Until last year’s heavy rains, the western U.S. had experienced its worst “megadrought” in 1,200 years, according to a study in Nature Climate Change. Water scarcity remains a big problem in the region. In May, for example, California, Arizona and Nevada agreed to cut water use by 3 million acre-feet between now and the end of 2026, slashing usage by about 14% across the Southwest.

Confronted with a shrinking supply of water for agriculture, industry and residential uses, water agencies have pursued different strategies to encourage conservation.

They have asked consumers to cutback, which has had only limited success. They have enacted restrictions, which have resulted in water savings but left some customers fuming at what they consider governmental overreach. The Los Angeles County Waterworks Districts, among others, has offered customers rebates to rip out their thirsty lawns and replace them with drought-tolerant landscaping, an approach that has won favor with consumers but failed to dramatically reduce water consumption.

As with electricity, the USC researchers offer a new approach. Building on the success of the lawn-removal programs, they suggest offering a subset of the biggest water users financial incentives to reduce their overall consumption. In exchange for a yet-to-be-determined amount, program participants would agree to much higher water rates for a number of years or days during a year.

“Today, most water agencies don’t know how responsive individual customers would be to higher prices,” Kahn and Krishnamachari write in the paper “A New Strategy for Western States to Adapt to Long-Term Drought: Customized Water Pricing,” which appeared in The Conversation. “By conducting the type of pilot study that we have described, agencies could answer that question without raising prices for vulnerable households. If such initiatives succeeded, they could be replicated in other drought-prone areas of the West.”

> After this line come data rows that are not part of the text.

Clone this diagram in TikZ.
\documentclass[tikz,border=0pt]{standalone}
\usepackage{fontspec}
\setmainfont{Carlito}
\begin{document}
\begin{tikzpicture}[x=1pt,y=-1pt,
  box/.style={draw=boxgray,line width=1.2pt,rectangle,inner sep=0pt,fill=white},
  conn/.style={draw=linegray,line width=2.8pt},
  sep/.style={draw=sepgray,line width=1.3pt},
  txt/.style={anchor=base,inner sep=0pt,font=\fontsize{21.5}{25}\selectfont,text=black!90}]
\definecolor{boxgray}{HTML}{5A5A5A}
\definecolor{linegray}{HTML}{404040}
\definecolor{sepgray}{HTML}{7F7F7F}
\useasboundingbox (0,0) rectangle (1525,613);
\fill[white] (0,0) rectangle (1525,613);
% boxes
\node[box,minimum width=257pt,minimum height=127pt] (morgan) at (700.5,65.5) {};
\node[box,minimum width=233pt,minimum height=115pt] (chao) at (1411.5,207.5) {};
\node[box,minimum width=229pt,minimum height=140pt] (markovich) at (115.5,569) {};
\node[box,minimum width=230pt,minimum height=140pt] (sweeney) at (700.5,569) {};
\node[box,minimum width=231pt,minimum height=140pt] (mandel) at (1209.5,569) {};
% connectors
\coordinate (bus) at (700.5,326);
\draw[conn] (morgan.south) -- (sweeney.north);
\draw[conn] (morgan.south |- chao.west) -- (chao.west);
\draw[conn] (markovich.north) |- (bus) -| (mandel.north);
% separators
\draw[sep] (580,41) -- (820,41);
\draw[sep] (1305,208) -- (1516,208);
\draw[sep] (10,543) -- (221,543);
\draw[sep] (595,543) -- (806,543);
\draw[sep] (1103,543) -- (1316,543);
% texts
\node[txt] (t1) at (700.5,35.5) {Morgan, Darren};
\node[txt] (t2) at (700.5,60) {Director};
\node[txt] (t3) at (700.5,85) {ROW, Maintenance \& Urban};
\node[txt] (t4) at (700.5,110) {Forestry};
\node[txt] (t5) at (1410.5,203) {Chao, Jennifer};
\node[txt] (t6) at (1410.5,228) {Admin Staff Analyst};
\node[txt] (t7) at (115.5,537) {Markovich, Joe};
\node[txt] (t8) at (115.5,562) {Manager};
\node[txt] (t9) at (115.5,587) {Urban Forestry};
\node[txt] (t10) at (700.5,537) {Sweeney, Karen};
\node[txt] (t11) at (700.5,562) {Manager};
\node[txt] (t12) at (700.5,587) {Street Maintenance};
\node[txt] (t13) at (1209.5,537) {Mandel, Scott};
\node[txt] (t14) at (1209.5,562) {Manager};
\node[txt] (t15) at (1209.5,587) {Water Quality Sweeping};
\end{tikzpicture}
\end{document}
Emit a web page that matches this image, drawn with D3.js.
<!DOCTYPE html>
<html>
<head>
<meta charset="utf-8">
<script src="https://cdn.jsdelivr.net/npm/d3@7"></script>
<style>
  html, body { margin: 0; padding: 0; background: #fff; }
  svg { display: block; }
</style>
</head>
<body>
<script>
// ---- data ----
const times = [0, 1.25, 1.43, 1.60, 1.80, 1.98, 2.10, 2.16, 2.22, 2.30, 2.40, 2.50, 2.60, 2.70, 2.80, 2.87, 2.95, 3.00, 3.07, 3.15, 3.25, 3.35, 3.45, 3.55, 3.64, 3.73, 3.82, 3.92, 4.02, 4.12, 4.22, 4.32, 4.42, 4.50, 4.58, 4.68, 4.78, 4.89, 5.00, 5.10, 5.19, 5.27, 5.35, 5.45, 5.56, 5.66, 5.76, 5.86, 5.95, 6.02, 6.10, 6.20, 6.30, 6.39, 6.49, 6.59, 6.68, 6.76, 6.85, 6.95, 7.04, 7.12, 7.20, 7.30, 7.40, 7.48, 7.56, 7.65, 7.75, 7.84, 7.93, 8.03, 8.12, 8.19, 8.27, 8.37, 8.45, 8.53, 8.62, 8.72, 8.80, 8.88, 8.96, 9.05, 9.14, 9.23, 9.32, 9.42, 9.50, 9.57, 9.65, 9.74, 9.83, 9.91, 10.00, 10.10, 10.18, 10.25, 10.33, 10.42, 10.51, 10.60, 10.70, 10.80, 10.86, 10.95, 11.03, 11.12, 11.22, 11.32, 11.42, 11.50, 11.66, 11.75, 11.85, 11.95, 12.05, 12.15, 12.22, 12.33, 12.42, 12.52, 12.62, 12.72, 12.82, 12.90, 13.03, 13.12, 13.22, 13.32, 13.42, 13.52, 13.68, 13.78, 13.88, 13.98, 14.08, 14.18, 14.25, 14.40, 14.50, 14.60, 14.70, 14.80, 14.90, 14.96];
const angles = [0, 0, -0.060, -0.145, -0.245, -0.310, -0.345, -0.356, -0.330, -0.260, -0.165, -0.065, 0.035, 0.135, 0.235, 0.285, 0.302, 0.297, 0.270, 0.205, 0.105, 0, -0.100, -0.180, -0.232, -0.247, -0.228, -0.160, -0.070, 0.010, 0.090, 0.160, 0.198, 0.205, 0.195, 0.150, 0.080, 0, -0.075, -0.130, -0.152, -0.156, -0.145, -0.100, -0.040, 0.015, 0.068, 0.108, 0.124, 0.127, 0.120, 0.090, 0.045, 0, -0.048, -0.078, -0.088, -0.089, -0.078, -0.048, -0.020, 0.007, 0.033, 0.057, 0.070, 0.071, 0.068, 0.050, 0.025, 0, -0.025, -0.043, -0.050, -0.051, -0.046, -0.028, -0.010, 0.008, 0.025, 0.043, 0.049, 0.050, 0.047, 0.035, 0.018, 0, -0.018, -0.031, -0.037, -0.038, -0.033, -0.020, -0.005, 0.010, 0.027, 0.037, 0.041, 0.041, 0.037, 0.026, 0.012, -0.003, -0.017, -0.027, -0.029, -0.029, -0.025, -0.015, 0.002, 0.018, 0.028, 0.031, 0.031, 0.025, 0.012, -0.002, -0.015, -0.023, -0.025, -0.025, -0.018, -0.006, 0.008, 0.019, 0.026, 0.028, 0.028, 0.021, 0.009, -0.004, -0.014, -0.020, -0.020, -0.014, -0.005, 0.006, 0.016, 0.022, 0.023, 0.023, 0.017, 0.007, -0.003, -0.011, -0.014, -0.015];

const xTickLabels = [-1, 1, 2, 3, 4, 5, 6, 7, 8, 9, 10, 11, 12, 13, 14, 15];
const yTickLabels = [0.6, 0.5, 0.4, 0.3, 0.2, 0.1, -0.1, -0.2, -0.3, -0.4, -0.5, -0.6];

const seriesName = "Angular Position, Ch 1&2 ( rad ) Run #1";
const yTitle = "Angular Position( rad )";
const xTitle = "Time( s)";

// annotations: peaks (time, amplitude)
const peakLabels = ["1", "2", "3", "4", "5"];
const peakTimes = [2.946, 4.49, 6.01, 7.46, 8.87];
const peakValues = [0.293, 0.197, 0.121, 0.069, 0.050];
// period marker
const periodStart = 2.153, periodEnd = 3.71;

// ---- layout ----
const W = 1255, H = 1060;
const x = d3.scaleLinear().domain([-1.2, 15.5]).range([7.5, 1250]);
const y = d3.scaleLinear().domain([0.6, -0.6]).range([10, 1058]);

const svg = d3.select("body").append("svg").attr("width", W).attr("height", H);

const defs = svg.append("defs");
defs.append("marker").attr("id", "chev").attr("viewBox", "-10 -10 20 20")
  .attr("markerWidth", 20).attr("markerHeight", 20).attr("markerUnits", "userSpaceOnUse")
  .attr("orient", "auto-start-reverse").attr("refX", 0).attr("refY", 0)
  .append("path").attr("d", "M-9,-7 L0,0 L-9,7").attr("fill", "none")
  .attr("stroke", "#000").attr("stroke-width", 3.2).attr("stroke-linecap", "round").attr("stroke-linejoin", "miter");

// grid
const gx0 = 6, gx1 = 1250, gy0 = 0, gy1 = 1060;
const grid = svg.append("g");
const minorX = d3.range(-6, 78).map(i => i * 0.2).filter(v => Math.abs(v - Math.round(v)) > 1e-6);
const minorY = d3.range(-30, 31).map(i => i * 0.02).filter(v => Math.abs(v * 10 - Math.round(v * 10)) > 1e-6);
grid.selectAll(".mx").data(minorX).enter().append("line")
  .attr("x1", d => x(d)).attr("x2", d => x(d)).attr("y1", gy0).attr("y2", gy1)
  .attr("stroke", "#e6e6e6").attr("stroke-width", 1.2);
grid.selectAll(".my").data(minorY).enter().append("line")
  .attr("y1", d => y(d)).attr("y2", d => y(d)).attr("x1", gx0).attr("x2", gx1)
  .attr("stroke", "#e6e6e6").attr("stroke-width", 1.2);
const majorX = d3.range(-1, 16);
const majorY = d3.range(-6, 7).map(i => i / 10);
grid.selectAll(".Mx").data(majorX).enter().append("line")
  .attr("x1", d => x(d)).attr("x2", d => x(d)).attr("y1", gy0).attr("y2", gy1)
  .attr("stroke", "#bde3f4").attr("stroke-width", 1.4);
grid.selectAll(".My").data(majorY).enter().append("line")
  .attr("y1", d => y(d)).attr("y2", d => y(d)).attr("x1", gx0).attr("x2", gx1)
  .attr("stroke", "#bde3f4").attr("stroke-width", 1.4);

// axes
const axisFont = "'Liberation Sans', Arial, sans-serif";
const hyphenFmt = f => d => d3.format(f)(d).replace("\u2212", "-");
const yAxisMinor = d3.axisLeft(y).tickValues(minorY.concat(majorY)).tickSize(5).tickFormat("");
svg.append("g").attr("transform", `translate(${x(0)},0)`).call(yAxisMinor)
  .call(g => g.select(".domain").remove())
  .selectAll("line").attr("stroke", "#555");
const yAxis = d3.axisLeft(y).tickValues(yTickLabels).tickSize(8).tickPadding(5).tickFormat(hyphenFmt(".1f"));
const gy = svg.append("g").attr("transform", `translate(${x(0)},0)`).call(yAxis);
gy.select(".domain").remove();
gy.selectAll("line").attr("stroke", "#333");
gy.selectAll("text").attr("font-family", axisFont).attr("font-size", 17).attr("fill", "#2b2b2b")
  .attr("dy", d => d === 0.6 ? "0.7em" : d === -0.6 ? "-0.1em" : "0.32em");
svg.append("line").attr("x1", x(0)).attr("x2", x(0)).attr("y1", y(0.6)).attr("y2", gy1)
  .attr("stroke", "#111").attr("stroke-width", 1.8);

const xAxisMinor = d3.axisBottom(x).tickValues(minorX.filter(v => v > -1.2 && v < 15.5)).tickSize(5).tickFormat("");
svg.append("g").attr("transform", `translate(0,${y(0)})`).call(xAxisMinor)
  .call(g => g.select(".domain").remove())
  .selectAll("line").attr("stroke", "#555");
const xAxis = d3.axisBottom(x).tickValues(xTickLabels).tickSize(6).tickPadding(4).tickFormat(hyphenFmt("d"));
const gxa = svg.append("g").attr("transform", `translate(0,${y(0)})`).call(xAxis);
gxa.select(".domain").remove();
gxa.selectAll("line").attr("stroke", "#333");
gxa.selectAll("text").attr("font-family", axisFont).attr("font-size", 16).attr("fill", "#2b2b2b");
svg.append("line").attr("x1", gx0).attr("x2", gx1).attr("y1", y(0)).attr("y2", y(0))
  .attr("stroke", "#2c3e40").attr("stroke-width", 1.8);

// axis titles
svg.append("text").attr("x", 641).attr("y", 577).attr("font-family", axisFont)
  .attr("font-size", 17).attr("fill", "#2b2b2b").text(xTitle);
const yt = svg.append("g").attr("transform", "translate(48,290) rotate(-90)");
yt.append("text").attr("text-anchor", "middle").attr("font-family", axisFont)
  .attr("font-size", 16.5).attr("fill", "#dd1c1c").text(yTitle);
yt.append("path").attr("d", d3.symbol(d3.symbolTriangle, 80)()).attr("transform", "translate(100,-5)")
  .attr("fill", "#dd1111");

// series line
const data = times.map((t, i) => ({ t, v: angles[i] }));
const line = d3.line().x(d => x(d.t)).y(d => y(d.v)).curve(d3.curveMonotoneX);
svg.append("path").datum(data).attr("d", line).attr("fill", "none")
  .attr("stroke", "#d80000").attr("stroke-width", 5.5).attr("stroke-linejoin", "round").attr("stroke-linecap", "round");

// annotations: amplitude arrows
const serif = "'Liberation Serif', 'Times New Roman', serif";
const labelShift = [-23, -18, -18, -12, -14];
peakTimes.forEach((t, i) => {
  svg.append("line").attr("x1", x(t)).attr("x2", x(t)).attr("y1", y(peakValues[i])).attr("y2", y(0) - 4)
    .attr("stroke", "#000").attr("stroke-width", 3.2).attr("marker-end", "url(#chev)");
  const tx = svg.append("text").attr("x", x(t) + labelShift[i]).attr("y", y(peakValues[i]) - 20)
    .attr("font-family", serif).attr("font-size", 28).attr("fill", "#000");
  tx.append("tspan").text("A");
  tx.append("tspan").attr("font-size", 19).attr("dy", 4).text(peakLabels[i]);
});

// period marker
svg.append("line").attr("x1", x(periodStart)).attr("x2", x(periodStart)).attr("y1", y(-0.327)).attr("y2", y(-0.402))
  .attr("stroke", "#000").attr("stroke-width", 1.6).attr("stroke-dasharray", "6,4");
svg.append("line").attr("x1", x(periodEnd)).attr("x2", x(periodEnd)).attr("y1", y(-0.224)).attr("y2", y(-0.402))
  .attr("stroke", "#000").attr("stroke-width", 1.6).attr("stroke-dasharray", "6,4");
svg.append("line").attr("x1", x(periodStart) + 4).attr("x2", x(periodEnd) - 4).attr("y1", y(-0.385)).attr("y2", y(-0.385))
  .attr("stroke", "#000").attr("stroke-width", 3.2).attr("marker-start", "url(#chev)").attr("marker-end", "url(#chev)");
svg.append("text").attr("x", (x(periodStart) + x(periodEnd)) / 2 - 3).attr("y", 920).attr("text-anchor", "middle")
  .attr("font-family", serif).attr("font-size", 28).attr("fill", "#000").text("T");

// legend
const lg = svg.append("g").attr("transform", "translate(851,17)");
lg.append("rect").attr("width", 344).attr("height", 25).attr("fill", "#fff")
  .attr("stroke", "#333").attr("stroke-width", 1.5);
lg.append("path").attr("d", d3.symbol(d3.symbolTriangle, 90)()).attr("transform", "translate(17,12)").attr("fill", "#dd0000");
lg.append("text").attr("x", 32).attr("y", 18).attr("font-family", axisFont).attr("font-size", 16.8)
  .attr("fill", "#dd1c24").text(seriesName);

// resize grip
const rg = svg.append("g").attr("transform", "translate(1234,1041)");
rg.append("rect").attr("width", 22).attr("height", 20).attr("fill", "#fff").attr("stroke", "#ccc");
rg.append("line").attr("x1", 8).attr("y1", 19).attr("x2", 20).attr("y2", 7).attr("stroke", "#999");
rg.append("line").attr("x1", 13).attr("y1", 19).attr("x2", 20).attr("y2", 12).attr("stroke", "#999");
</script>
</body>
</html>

Kahn believes farmers are the key to water conservation. With agriculture consuming 80% of water across the West, even small changes in their behavior could have an outsize impact.

“Why is any alfalfa grown in Arizona at the same time the governor is saying that Phoenix needs to grow more slowly (because of a lack of water)?” he asked. “We need to incentivize them to use less water, or even sell their water rights.”

Data, data, data

Data – and lots of it – would be the key to evaluating the success of the water conservation pilot program, Krishnamachari said.

“Using customer-level water consumption data over time, water agencies could track usage and compare customers who participated in the price increase program with others who turned down the offer,” he said, “This would make it possible to estimate the water conservation benefits of introducing customized water prices.”

Kahn and Krishnamachari want to test their ideas in the field. They are currently in talks with an unnamed power company in Southern California.

“We need to partner with a major electric utility or water utility to get from the blackboard to helping people in the real world,” Kahn said.